Ok, I've posted an update to attempt to fix the issue. Unfortunately I don't have any hardware to test, so I'm relying on you to let me know if it resolves the issue. Also, I've added in a feature with the Push-to-Talk settings that let you specify 'Any Key' to allow any of the bound keys to activate PTT rather than all. Let me know how it goes!
Make sure that the button isn't registered in the block list (found in settings). Otherwise, FoxVox won't pick it up when it is pressed. Some other settings in the PTT could also affect it such as the 'Isolate' option which limits PTT to not work if any additional keys are pressed besides the bound PTT Keys.

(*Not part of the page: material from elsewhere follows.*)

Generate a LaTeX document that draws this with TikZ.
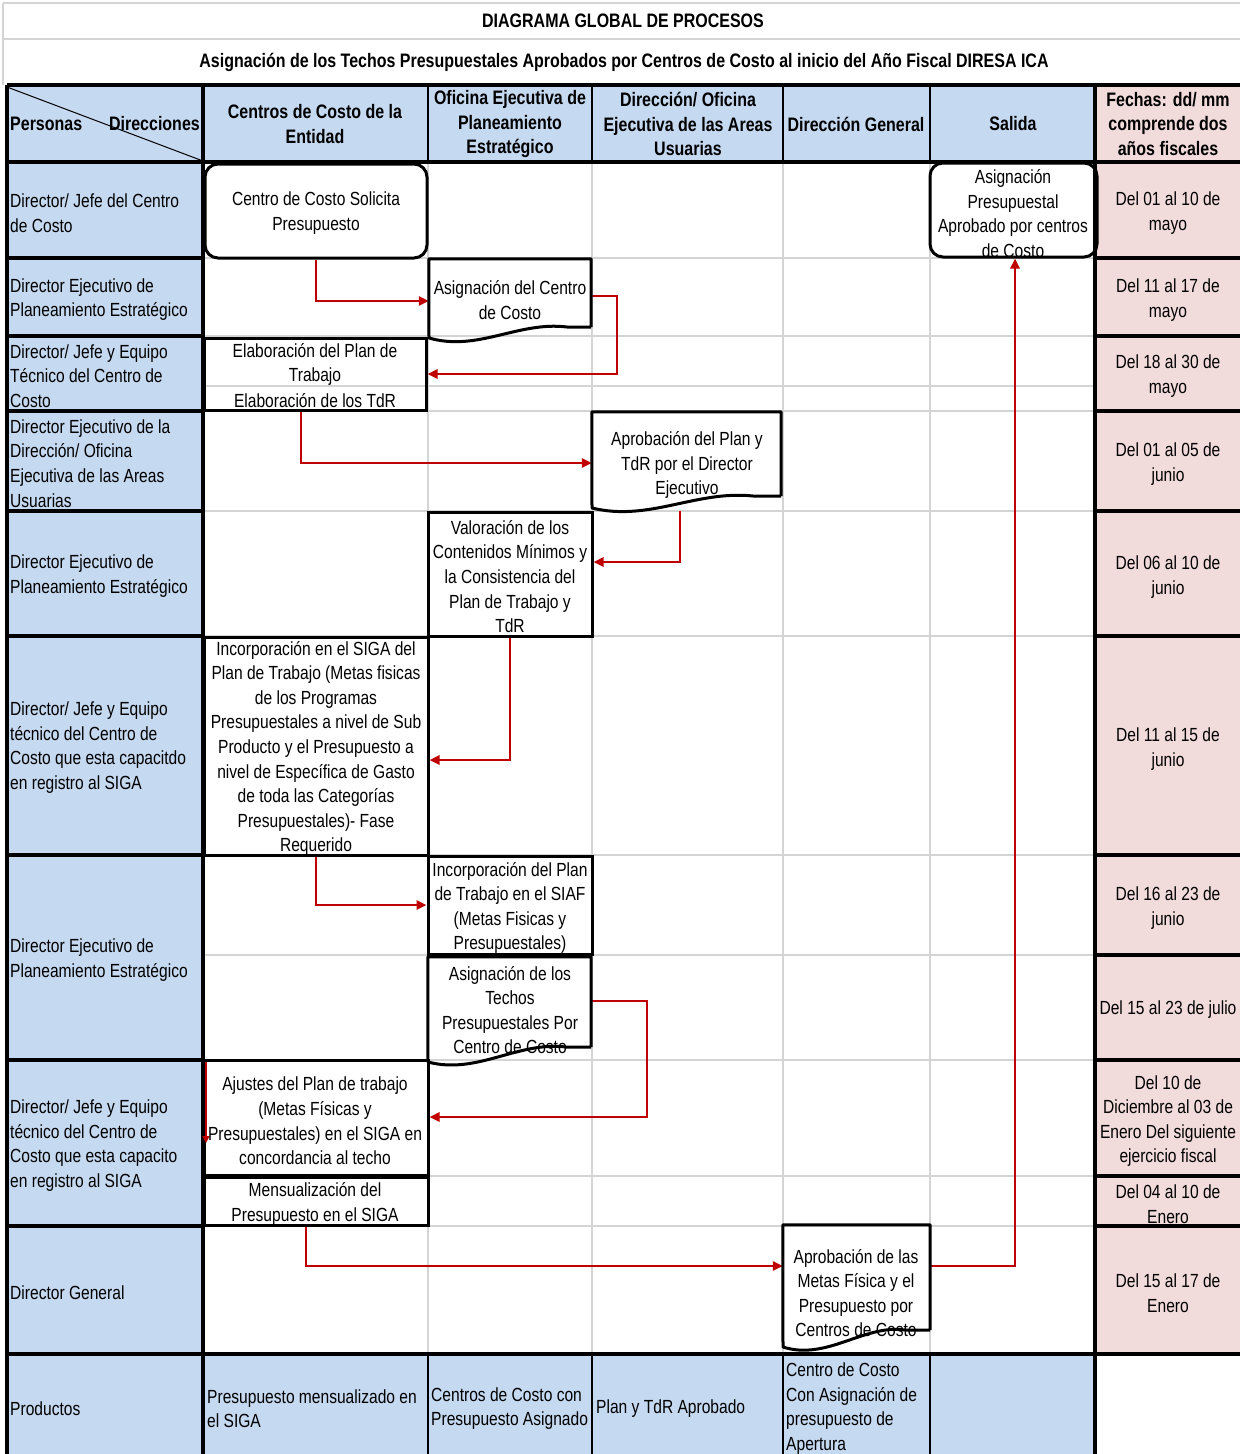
\documentclass[tikz,border=0pt]{standalone}
\usepackage{fontspec}
\setmainfont{Liberation Sans}[FakeStretch=0.82]
\usetikzlibrary{arrows.meta}
\definecolor{hdrblue}{RGB}{197,217,241}
\definecolor{datepink}{RGB}{242,220,219}
\definecolor{arrowred}{RGB}{192,0,0}
\definecolor{gridgray}{RGB}{212,212,212}
\newcommand\myfs{\fontsize{19}{24.6}\selectfont}
\newcommand\myhfs{\fontsize{19.5}{24.6}\selectfont}
\begin{document}
\begin{tikzpicture}[x=1pt,y=-1pt,
  txt/.style={font=\myfs, align=center, inner sep=0pt, yshift=-2pt},
  lbl/.style={font=\myfs, align=left, anchor=west, inner sep=0pt, yshift=-1.5pt},
  hdr/.style={font=\myhfs\bfseries, align=center, inner sep=0pt},
  boxr/.style={draw, line width=3pt, inner sep=0pt},
  rboxr/.style={boxr, rounded corners=13pt},
  docnode/.style={draw=none, inner sep=0pt},
  docline/.style={line width=3pt, line join=round},
  arr/.style={draw=arrowred, line width=2.8pt, -{Triangle[length=10pt,width=9pt]}},
  gridl/.style={draw=gridgray, line width=1.5pt},
  thickl/.style={line width=3.2pt}]
\useasboundingbox (0,0) rectangle (1240,1454);
\fill[white] (0,0) rectangle (1240,1454);
% fills
\fill[hdrblue] (7,85) rectangle (1095,162);
\fill[hdrblue] (7,162) rectangle (203,1454);
\fill[hdrblue] (203,1354) rectangle (1095,1454);
\fill[datepink] (1095,85) rectangle (1240,1354);
% gray grid
\draw[gridl] (3,3) -- (1240,3);
\draw[gridl] (3,39) -- (1240,39);
\draw[gridl] (3,3) -- (3,85);
\foreach \yy in {258,336,386,411,511,636,855,955,1060,1176,1226}
  \draw[gridl] (203,\yy) -- (1095,\yy);
\foreach \xx in {428,592,783,930}
  \draw[gridl] (\xx,162) -- (\xx,1354);
% black table lines
\draw[thickl] (7,85) -- (1240,85);
\draw[thickl] (7,162) -- (1240,162);
\draw[thickl] (7,1354) -- (1240,1354);
\draw[thickl] (7,85) -- (7,1454);
\draw[thickl] (203,85) -- (203,1454);
\draw[thickl] (1095,85) -- (1095,1454);
\foreach \yy in {258,336,411,511,636,855,1060,1226}
  \draw[thickl] (7,\yy) -- (203,\yy);
\foreach \yy in {258,336,411,511,636,855,955,1060,1176,1226}
  \draw[thickl] (1095,\yy) -- (1240,\yy);
\foreach \xx in {428,592,783,930}
  \draw[line width=2pt] (\xx,85) -- (\xx,162);
\foreach \xx in {428,592,783,930}
  \draw[line width=1.5pt] (\xx,1354) -- (\xx,1454);
\draw[line width=1pt] (7,87) -- (203,161);
% titles
\node[hdr] (title) at (623,21) {DIAGRAMA GLOBAL DE PROCESOS};
\node[hdr] (subtitle) at (624,62) {Asignación de los Techos Presupuestales Aprobados por Centros de Costo al inicio del Año Fiscal DIRESA ICA};
% header
\node[hdr, anchor=west] (hpers) at (10,124) {Personas};
\node[hdr, anchor=east] (hdir) at (200,124) {Direcciones};
\node[hdr] (hc2) at (315,124) {Centros de Costo de la\\Entidad};
\node[hdr] (hc3) at (510,124) {Oficina Ejecutiva de\\Planeamiento\\Estratégico};
\node[hdr] (hc4) at (688,124) {Dirección/ Oficina\\Ejecutiva de las Areas\\Usuarias};
\node[hdr] (hc5) at (856,124) {Dirección General};
\node[hdr] (hc6) at (1013,124) {Salida};
\node[hdr] (hc7) at (1168,124) {Fechas: dd/ mm\\comprende dos\\años fiscales};
% left column labels
\node[lbl] (r1) at (10,211.5) {Director/ Jefe del Centro\\de Costo};
\node[lbl] (r2) at (10,298) {Director Ejecutivo de\\Planeamiento Estratégico};
\node[lbl] (r3) at (10,374.5) {Director/ Jefe y Equipo\\Técnico del Centro de\\Costo};
\node[lbl] (r4) at (10,462) {Director Ejecutivo de la\\Dirección/ Oficina\\Ejecutiva de las Areas\\Usuarias};
\node[lbl] (r5) at (10,574.5) {Director Ejecutivo de\\Planeamiento Estratégico};
\node[lbl] (r6) at (10,746) {Director/ Jefe y Equipo\\técnico del Centro de\\Costo que esta capacitdo\\en registro al SIGA};
\node[lbl] (r7) at (10,958.5) {Director Ejecutivo de\\Planeamiento Estratégico};
\node[lbl] (r8) at (10,1144) {Director/ Jefe y Equipo\\técnico del Centro de\\Costo que esta capacito\\en registro al SIGA};
\node[lbl] (r9) at (10,1291) {Director General};
\node[lbl] (r10) at (10,1407) {Productos};
% dates
\node[txt] (d1) at (1168,211) {Del 01 al 10 de\\mayo};
\node[txt] (d2) at (1168,298) {Del 11 al 17 de\\mayo};
\node[txt] (d3) at (1168,374) {Del 18 al 30 de\\mayo};
\node[txt] (d4) at (1168,462) {Del 01 al 05 de\\junio};
\node[txt] (d5) at (1168,575) {Del 06 al 10 de\\junio};
\node[txt] (d6) at (1168,747) {Del 11 al 15 de\\junio};
\node[txt] (d7) at (1168,906) {Del 16 al 23 de\\junio};
\node[txt] (d8) at (1168,1008) {Del 15 al 23 de julio};
\node[txt] (d9) at (1168,1119) {Del 10 de\\Diciembre al 03 de\\Enero Del siguiente\\ejercicio fiscal};
\node[txt] (d10) at (1168,1202) {Del 04 al 10 de\\Enero};
\node[txt] (d11) at (1168,1291) {Del 15 al 17 de\\Enero};
% products row
\node[lbl] (p2) at (207,1407) {Presupuesto mensualizado en\\el SIGA};
\node[lbl] (p3) at (431,1407) {Centros de Costo con\\Presupuesto Asignado};
\node[lbl] (p4) at (596,1407) {Plan y TdR Aprobado};
\node[lbl] (p5) at (786,1407) {Centro de Costo\\Con Asignación de\\presupuesto de\\Apertura};
% process boxes (frames)
\node[rboxr, minimum width=222, minimum height=94] (n1) at (316,211) {};
\node[rboxr, minimum width=167, minimum height=94] (n2) at (1013.5,210) {};
\node[docnode, minimum width=162, minimum height=68] (n3) at (510,293) {};
\node[boxr, minimum width=222, minimum height=72] (n4) at (315,374) {};
\node[docnode, minimum width=189, minimum height=84] (n5) at (686.5,454) {};
\node[boxr, minimum width=164, minimum height=124] (n6) at (510,574) {};
\node[boxr, minimum width=224, minimum height=218] (n7) at (316,746) {};
\node[boxr, minimum width=164, minimum height=98] (n8) at (510,905) {};
\node[docnode, minimum width=163, minimum height=90] (n9) at (509.5,1002) {};
\node[boxr, minimum width=224, minimum height=115] (n10) at (316,1117.5) {};
\node[boxr, minimum width=224, minimum height=48] (n11) at (316,1201) {};
\node[docnode, minimum width=147, minimum height=105] (n12) at (856.5,1277.5) {};
% connectors
\coordinate (w5) at (680,511);
\draw[draw=arrowred, line width=1.2pt, -{Triangle[length=7pt,width=7pt]}] (206,1062) -- (206,1143);
\draw[arr] (n1.south) |- (n3.west |- 0,301);
\draw[arr] (n3.east |- 0,296) -- (617,296) -- (617,374) -- (n4.east |- 0,374);
\draw[arr] (n4.south -| 301,0) |- (n5.west |- 0,463);
\draw[arr] (w5) |- (n6.east |- 0,562);
\draw[arr] (n6.south) |- (n7.east |- 0,760);
\draw[arr] (n7.south) |- (n8.west);
\draw[arr] (n9.east |- 0,1001) -- (647,1001) |- (n10.east |- 0,1117);
\draw[arr] (n11.south -| 306,0) |- (n12.west |- 0,1266);
\draw[arr] (n12.east |- 0,1266) -| (n2.south -| 1015,0);
% document outlines
\draw[docline] (n3.south east) -- (n3.north east) -- (n3.north west) -- (429,338)
  .. controls (478,352) and (518,321) .. (567,327) -- (n3.south east);
\draw[docline] (n5.south east) -- (n5.north east) -- (n5.north west) -- (592,508)
  .. controls (649,522) and (696,490) .. (753,496) -- (n5.south east);
\draw[docline] (n9.south east) -- (n9.north east) -- (n9.north west) -- (428,1062)
  .. controls (477,1075) and (518,1041) .. (566,1047) -- (n9.south east);
\draw[docline] (n12.south east) -- (n12.north east) -- (n12.north west) -- (783,1347)
  .. controls (827,1361) and (864,1324) .. (905,1330) -- (n12.south east);
% box texts
\node[txt] (t1) at (n1) {Centro de Costo Solicita\\Presupuesto};
\node[txt] (t2) at (1013,211.5) {Asignación\\Presupuestal\\Aprobado por centros\\de Costo};
\node[txt] (t3) at (510,298) {Asignación del Centro\\de Costo};
\node[txt] (t4a) at (315,362.5) {Elaboración del Plan de\\Trabajo};
\node[txt] (t4b) at (315,399) {Elaboración de los TdR};
\node[txt] (t5) at (687,463) {Aprobación del Plan y\\TdR por el Director\\Ejecutivo};
\node[txt] (t6) at (510,574.5) {Valoración de los\\Contenidos Mínimos y\\la Consistencia del\\Plan de Trabajo y\\TdR};
\node[txt] (t7) at (316,746.5) {Incorporación en el SIGA del\\Plan de Trabajo (Metas fisicas\\de los Programas\\Presupuestales a nivel de Sub\\Producto y el Presupuesto a\\nivel de Específica de Gasto\\de toda las Categorías\\Presupuestales)- Fase\\Requerido};
\node[txt] (t8) at (510,906) {Incorporación del Plan\\de Trabajo en el SIAF\\(Metas Fisicas y\\Presupuestales)};
\node[txt] (t9) at (510,1008) {Asignación de los\\Techos\\Presupuestales Por\\Centro de Costo};
\node[txt] (t10) at (315,1119) {Ajustes del Plan de trabajo\\(Metas Físicas y\\Presupuestales) en el SIGA en\\concordancia al techo};
\node[txt] (t11) at (315,1202) {Mensualización del\\Presupuesto en el SIGA};
\node[txt] (t12) at (856,1291) {Aprobación de las\\Metas Física y el\\Presupuesto por\\Centros de Costo};
\end{tikzpicture}
\end{document}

Besides this, what you describe doesn't seem to be a FoxVox issue. As you said, it picked it up when you assigned it to the PTT. Make sure the hardware/drivers are passing through the button accurately and consistently on press each time - FoxVox doesn't do anything with the input besides monitoring the button states passed in by the OS. Verify it's not being affected by any controller macro logic or third party apps.
Hmmm. Are you binding both buttons to the same command in the PTT? If so, then both buttons would be required to be pressed together - at least how the program works currently. If you try using just one (either UHF or VHF) as a test, does it work consistently? If so I may need to add support on the PTT to allow for either AND/OR condition for multiple buttons. In its current state ALL defined PTT buttons must be engaged together at the same time - it's not an either or.
Aside from this, you could test if there's a joystick detection problem by testing with a keyboard key instead and seeing if it works consistently. You should see the PTT engage and disengage by the icon turning green whenever the button is pressed. Try testing with some simple scenarios and we'll go from there.
Let me know what you find.
Hi @Wreckluse,
First, posting questions and comments here is perfectly fine, and I'll do what I can to answer.
With regards to the delay, this probably has to do with the microphone/sound detection changing between VR and non-VR/normal operation. Are you perhaps using a different microphone setup when you play VR vs standard? The delay is usually caused because the active microphone is picking up external sounds still even after speaking is completed. The speech engine remains listening without letting FoxVox process the speech until it finally times out. You can visually see this if the listening indicator icon remains green for some time after speaking. To fix this, try reducing the sensitivity of the microphone, keep it away from computer fan noise and any other sources of sound that it might pick up as background noise. You can also play with the Timeout setting in FoxVox by entering a low value (like 1) to try and force a timeout earlier.
For your question about numbered commands, I recommend you always use spelled out numbers for the voice command keys (i.e. "One", "Two", etc.) This will prevent "One" from conflicting with "Ten". If you run into a conflict such as "One" vs. "One Hundred", you will need to put a blocking word of "Hundred" onto the "One" key so that it can tell the difference. Alternatively you could place the "One Hundred" command above the "One" command so it will be evaluated first and will be skipped if "Hundred" is not contained in the spoken phrase.
Thanks for your positive comments about the app and I'm glad you like it! My hope is that it can be a useful tool for anyone needing free and customizable voice control :)
Depending on the game, you may need to add pauses (between 10-50 ms typical range) on or between key events to get them to register. Otherwise they are so fast that the game might not register them. You may want to experiment with this. I show how to do this with mouse outputs in the last chapter of my basic tutorial video with drag-drop (it works the same for keyboard outputs).